5.9 Ethical and Professional Considerations
Data preparation decisions have downstream consequences that are easy to underestimate. Every choice — which records to keep, how to handle missing values, what transformations to apply — shapes the analysis that follows. Professional practice requires that these choices be deliberate, documented, and defensible.
5.9.1 Documentation and Auditability
A BI professional’s data cleaning decisions must be reproducible and auditable. If a colleague, a manager, or a regulator asks “why were these 47 records excluded?” or “how were missing BMI values handled?”, you need a clear answer — not a vague recollection. This means writing cleaning scripts (not making manual edits to spreadsheets), commenting code to explain why a decision was made (not just what was done), and maintaining a record of the raw data alongside the cleaned version. The project organization principles discussed earlier in this chapter support this practice.
5.9.2 Handling Sensitive Data
BI datasets frequently contain personally identifiable information (PII) — employee names, health records, salary data, customer addresses. Professional data handling requires following your organization’s data governance policies: restricting access to sensitive fields, anonymizing or aggregating data when individual-level detail is not needed, and never storing sensitive data in unsecured locations. During data cleaning, be especially careful with derived variables — combining zip code, age, and department may re-identify individuals even after names are removed.

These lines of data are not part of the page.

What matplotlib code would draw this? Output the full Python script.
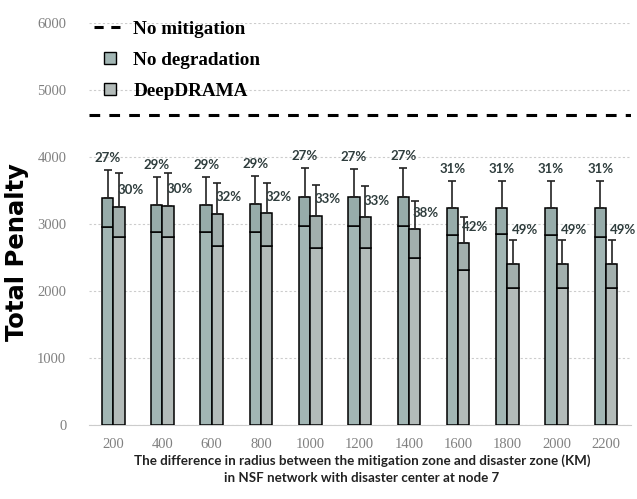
import numpy as np
import matplotlib
matplotlib.use('Agg')
import matplotlib.pyplot as plt
from matplotlib.lines import Line2D

# radius difference (KM)
radius = ['200', '400', '600', '800', '1000', '1200', '1400', '1600', '1800', '2000', '2200']

# No degradation: bar top, lower segment, whisker top
nd_top = [3390, 3285, 3285, 3300, 3400, 3400, 3400, 3240, 3240, 3240, 3240]
nd_low = [2955, 2880, 2880, 2880, 2970, 2970, 2970, 2830, 2850, 2830, 2800]
nd_err = [3805, 3700, 3700, 3720, 3840, 3820, 3840, 3640, 3640, 3640, 3640]
nd_pct = ['27%', '29%', '29%', '29%', '27%', '27%', '27%', '31%', '31%', '31%', '31%']

# DeepDRAMA
dd_top = [3255, 3270, 3150, 3160, 3120, 3100, 2920, 2710, 2400, 2400, 2400]
dd_low = [2805, 2800, 2680, 2680, 2650, 2650, 2500, 2310, 2050, 2050, 2050]
dd_err = [3760, 3760, 3610, 3610, 3580, 3570, 3340, 3100, 2760, 2760, 2760]
dd_pct = ['30%', '30%', '32%', '32%', '33%', '33%', '38%', '42%', '49%', '49%', '49%']

no_mitigation = 4620

nd_color = '#a2b6b4'
dd_color = '#b3bbb9'
pct_color = '#2f3d3d'

fig = plt.figure(figsize=(6.37, 4.99), dpi=100)
ax = fig.add_axes([0.139, 0.148, 0.851, 0.806])

x = np.arange(len(radius))
w = 0.23
nd_top = np.array(nd_top); nd_low = np.array(nd_low); nd_err = np.array(nd_err)
dd_top = np.array(dd_top); dd_low = np.array(dd_low); dd_err = np.array(dd_err)

# stacked bars: lower part + upper box
ax.bar(x - w / 2, nd_low, w, color=nd_color, edgecolor='black', linewidth=1.1, zorder=3)
ax.bar(x - w / 2, nd_top - nd_low, w, bottom=nd_low, color='#97acaa', edgecolor='black', linewidth=1.1, zorder=3)
ax.bar(x + w / 2, dd_low, w, color=dd_color, edgecolor='black', linewidth=1.1, zorder=3)
ax.bar(x + w / 2, dd_top - dd_low, w, bottom=dd_low, color='#a2afad', edgecolor='black', linewidth=1.1, zorder=3)

# whiskers
ax.errorbar(x - w / 2, nd_top, yerr=[np.zeros_like(nd_top), nd_err - nd_top], fmt='none',
            ecolor='#222222', elinewidth=1.2, capsize=3, capthick=1.2, zorder=4)
ax.errorbar(x + w / 2, dd_top, yerr=[np.zeros_like(dd_top), dd_err - dd_top], fmt='none',
            ecolor='#222222', elinewidth=1.2, capsize=3, capthick=1.2, zorder=4)

# no mitigation line
ax.axhline(no_mitigation, color='black', linestyle=(0, (3.5, 3)), linewidth=2.2, zorder=2)

# percent labels
for i in range(len(radius)):
    ax.text(x[i] - w / 2, nd_err[i] + 90, nd_pct[i], ha='center', va='bottom',
            fontsize=9.5, fontweight='bold', family='Lato', color=pct_color, zorder=5)
    ypos = max(dd_top[i] + 250, nd_top[i] - 330)
    ax.text(x[i] + w / 2 - 0.03, ypos, dd_pct[i], ha='left', va='center',
            fontsize=9.5, fontweight='bold', family='Lato', color=pct_color, zorder=5)

ax.set_xlim(-0.5, 10.5)
ax.set_ylim(0, 6000)
ax.set_yticks(np.arange(0, 6001, 1000))
ax.set_xticks(x)
ax.set_xticklabels(radius)
ax.tick_params(axis='both', length=0, labelsize=10.5, labelcolor='#808080')
for lab in ax.get_xticklabels() + ax.get_yticklabels():
    lab.set_family('Liberation Serif')
ax.tick_params(axis='x', pad=9)
ax.tick_params(axis='y', pad=16)
ax.yaxis.grid(True, color='#cccccc', linestyle=(0, (2, 2)), linewidth=0.8, zorder=0)
for s in ['top', 'right', 'left']:
    ax.spines[s].set_visible(False)
ax.spines['bottom'].set_color('#cccccc')

ax.set_ylabel('Total Penalty', fontsize=17.5, fontweight='bold', family='DejaVu Sans')
ax.yaxis.set_label_coords(-0.11, 0.43)

fig.text(0.568, 0.076, 'The difference in radius between the mitigation zone and disaster zone (KM)',
         ha='center', va='center', fontsize=9.6, fontweight='bold', family='Lato', color='#222222')
fig.text(0.568, 0.042, 'in NSF network with disaster center at node 7',
         ha='center', va='center', fontsize=9.6, fontweight='bold', family='Lato', color='#222222')

handles = [Line2D([0], [0], color='black', linestyle=(0, (3, 2.5)), linewidth=2.2),
           Line2D([0], [0], linestyle='none', marker='s', markersize=8,
                  markerfacecolor=nd_color, markeredgecolor='black'),
           Line2D([0], [0], linestyle='none', marker='s', markersize=8,
                  markerfacecolor=dd_color, markeredgecolor='black')]
leg = ax.legend(handles, ['No mitigation', 'No degradation', 'DeepDRAMA'], loc='upper left',
                bbox_to_anchor=(-0.022, 1.05), frameon=False, handlelength=1.7, handletextpad=0.35,
                numpoints=1, labelspacing=0.72,
                prop={'family': 'Liberation Serif', 'weight': 'bold', 'size': 13.8})

fig.savefig('out.png', dpi=100, facecolor='white')
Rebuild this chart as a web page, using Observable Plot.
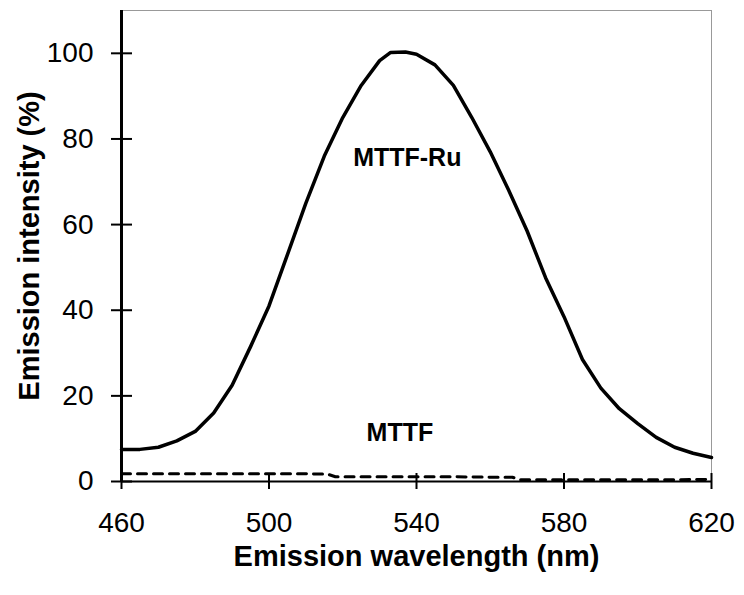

5.9.3 Honest Reporting of Data Quality
It is tempting to clean away problems silently — dropping rows with missing values, removing outliers that complicate a model, or ignoring inconsistencies that are difficult to resolve. Professional practice requires transparency: report data quality issues to stakeholders rather than hiding them. If 15% of records are missing a key variable, the stakeholder needs to know — that limitation affects the reliability of any analysis built on the data, and concealing it undermines trust.